Exercise instructions: Reproduce the listing word for word. Skip any image.

Data section:
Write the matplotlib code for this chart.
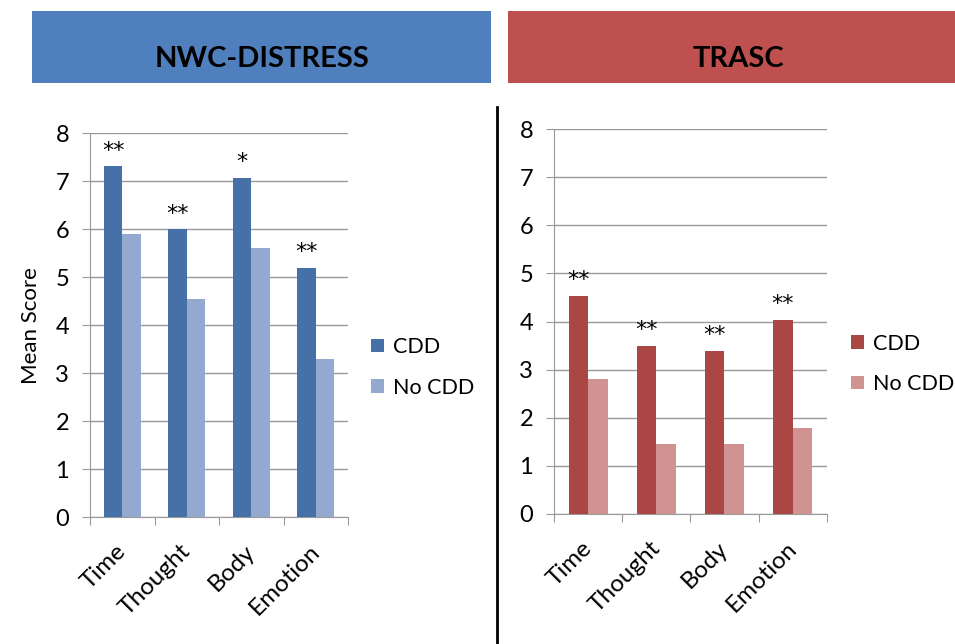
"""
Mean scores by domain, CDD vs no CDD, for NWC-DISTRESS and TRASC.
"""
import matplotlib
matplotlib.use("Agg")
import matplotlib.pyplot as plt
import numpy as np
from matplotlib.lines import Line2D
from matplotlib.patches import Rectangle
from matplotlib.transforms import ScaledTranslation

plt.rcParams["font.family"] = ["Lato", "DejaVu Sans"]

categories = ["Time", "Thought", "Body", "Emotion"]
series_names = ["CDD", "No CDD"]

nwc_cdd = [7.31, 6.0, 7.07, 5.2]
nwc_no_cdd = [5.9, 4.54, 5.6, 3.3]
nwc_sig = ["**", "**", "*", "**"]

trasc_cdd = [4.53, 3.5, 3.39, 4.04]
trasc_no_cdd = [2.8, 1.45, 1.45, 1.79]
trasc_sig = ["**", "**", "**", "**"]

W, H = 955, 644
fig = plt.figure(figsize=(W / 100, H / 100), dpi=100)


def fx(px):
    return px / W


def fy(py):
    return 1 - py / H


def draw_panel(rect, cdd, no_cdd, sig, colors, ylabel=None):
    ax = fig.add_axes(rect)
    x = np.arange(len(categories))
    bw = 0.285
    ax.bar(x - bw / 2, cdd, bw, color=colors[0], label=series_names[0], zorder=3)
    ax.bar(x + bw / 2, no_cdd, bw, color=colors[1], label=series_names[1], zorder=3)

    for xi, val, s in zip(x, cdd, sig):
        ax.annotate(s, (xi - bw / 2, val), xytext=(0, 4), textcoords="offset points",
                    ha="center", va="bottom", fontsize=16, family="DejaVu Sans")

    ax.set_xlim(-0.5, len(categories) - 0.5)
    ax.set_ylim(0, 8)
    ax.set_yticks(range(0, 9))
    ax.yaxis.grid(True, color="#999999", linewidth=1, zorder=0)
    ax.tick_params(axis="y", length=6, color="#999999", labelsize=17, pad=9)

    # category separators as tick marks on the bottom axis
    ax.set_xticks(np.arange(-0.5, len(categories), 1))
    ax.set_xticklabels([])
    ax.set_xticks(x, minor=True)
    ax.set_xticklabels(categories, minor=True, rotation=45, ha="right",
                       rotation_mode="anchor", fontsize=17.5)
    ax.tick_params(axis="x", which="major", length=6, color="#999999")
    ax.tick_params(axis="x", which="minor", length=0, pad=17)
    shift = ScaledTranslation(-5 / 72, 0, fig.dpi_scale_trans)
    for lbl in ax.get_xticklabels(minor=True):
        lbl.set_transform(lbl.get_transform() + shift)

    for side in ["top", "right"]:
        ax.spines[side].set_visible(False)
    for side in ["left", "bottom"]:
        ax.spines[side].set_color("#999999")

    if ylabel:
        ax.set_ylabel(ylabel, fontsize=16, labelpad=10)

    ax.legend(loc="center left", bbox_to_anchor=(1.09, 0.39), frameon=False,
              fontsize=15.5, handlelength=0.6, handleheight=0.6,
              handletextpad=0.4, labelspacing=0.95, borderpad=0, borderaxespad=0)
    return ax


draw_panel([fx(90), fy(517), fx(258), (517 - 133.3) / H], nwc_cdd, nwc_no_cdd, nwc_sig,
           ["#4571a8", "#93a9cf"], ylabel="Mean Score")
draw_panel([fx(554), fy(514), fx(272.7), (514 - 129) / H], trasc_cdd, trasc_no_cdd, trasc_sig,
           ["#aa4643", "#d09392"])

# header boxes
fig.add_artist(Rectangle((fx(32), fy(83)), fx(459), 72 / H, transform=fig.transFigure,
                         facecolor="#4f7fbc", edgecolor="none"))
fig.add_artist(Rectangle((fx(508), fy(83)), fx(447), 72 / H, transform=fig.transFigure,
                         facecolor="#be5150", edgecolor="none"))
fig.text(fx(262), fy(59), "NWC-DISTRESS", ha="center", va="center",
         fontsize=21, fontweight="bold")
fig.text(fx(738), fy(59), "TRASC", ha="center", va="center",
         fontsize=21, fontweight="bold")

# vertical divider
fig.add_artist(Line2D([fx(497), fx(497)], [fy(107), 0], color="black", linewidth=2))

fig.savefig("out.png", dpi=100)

Solution to the problem:
Write the matplotlib code for this chart.
"""
Mean scores by domain, CDD vs no CDD, for NWC-DISTRESS and TRASC.
"""
import matplotlib
matplotlib.use("Agg")
import matplotlib.pyplot as plt
import numpy as np
from matplotlib.lines import Line2D
from matplotlib.patches import Rectangle
from matplotlib.transforms import ScaledTranslation

plt.rcParams["font.family"] = ["Lato", "DejaVu Sans"]

categories = ["Time", "Thought", "Body", "Emotion"]
series_names = ["CDD", "No CDD"]

nwc_cdd = [7.31, 6.0, 7.07, 5.2]
nwc_no_cdd = [5.9, 4.54, 5.6, 3.3]
nwc_sig = ["**", "**", "*", "**"]

trasc_cdd = [4.53, 3.5, 3.39, 4.04]
trasc_no_cdd = [2.8, 1.45, 1.45, 1.79]
trasc_sig = ["**", "**", "**", "**"]

W, H = 955, 644
fig = plt.figure(figsize=(W / 100, H / 100), dpi=100)


def fx(px):
    return px / W


def fy(py):
    return 1 - py / H


def draw_panel(rect, cdd, no_cdd, sig, colors, ylabel=None):
    ax = fig.add_axes(rect)
    x = np.arange(len(categories))
    bw = 0.285
    ax.bar(x - bw / 2, cdd, bw, color=colors[0], label=series_names[0], zorder=3)
    ax.bar(x + bw / 2, no_cdd, bw, color=colors[1], label=series_names[1], zorder=3)

    for xi, val, s in zip(x, cdd, sig):
        ax.annotate(s, (xi - bw / 2, val), xytext=(0, 4), textcoords="offset points",
                    ha="center", va="bottom", fontsize=16, family="DejaVu Sans")

    ax.set_xlim(-0.5, len(categories) - 0.5)
    ax.set_ylim(0, 8)
    ax.set_yticks(range(0, 9))
    ax.yaxis.grid(True, color="#999999", linewidth=1, zorder=0)
    ax.tick_params(axis="y", length=6, color="#999999", labelsize=17, pad=9)

    # category separators as tick marks on the bottom axis
    ax.set_xticks(np.arange(-0.5, len(categories), 1))
    ax.set_xticklabels([])
    ax.set_xticks(x, minor=True)
    ax.set_xticklabels(categories, minor=True, rotation=45, ha="right",
                       rotation_mode="anchor", fontsize=17.5)
    ax.tick_params(axis="x", which="major", length=6, color="#999999")
    ax.tick_params(axis="x", which="minor", length=0, pad=17)
    shift = ScaledTranslation(-5 / 72, 0, fig.dpi_scale_trans)
    for lbl in ax.get_xticklabels(minor=True):
        lbl.set_transform(lbl.get_transform() + shift)

    for side in ["top", "right"]:
        ax.spines[side].set_visible(False)
    for side in ["left", "bottom"]:
        ax.spines[side].set_color("#999999")

    if ylabel:
        ax.set_ylabel(ylabel, fontsize=16, labelpad=10)

    ax.legend(loc="center left", bbox_to_anchor=(1.09, 0.39), frameon=False,
              fontsize=15.5, handlelength=0.6, handleheight=0.6,
              handletextpad=0.4, labelspacing=0.95, borderpad=0, borderaxespad=0)
    return ax


draw_panel([fx(90), fy(517), fx(258), (517 - 133.3) / H], nwc_cdd, nwc_no_cdd, nwc_sig,
           ["#4571a8", "#93a9cf"], ylabel="Mean Score")
draw_panel([fx(554), fy(514), fx(272.7), (514 - 129) / H], trasc_cdd, trasc_no_cdd, trasc_sig,
           ["#aa4643", "#d09392"])

# header boxes
fig.add_artist(Rectangle((fx(32), fy(83)), fx(459), 72 / H, transform=fig.transFigure,
                         facecolor="#4f7fbc", edgecolor="none"))
fig.add_artist(Rectangle((fx(508), fy(83)), fx(447), 72 / H, transform=fig.transFigure,
                         facecolor="#be5150", edgecolor="none"))
fig.text(fx(262), fy(59), "NWC-DISTRESS", ha="center", va="center",
         fontsize=21, fontweight="bold")
fig.text(fx(738), fy(59), "TRASC", ha="center", va="center",
         fontsize=21, fontweight="bold")

# vertical divider
fig.add_artist(Line2D([fx(497), fx(497)], [fy(107), 0], color="black", linewidth=2))

fig.savefig("out.png", dpi=100)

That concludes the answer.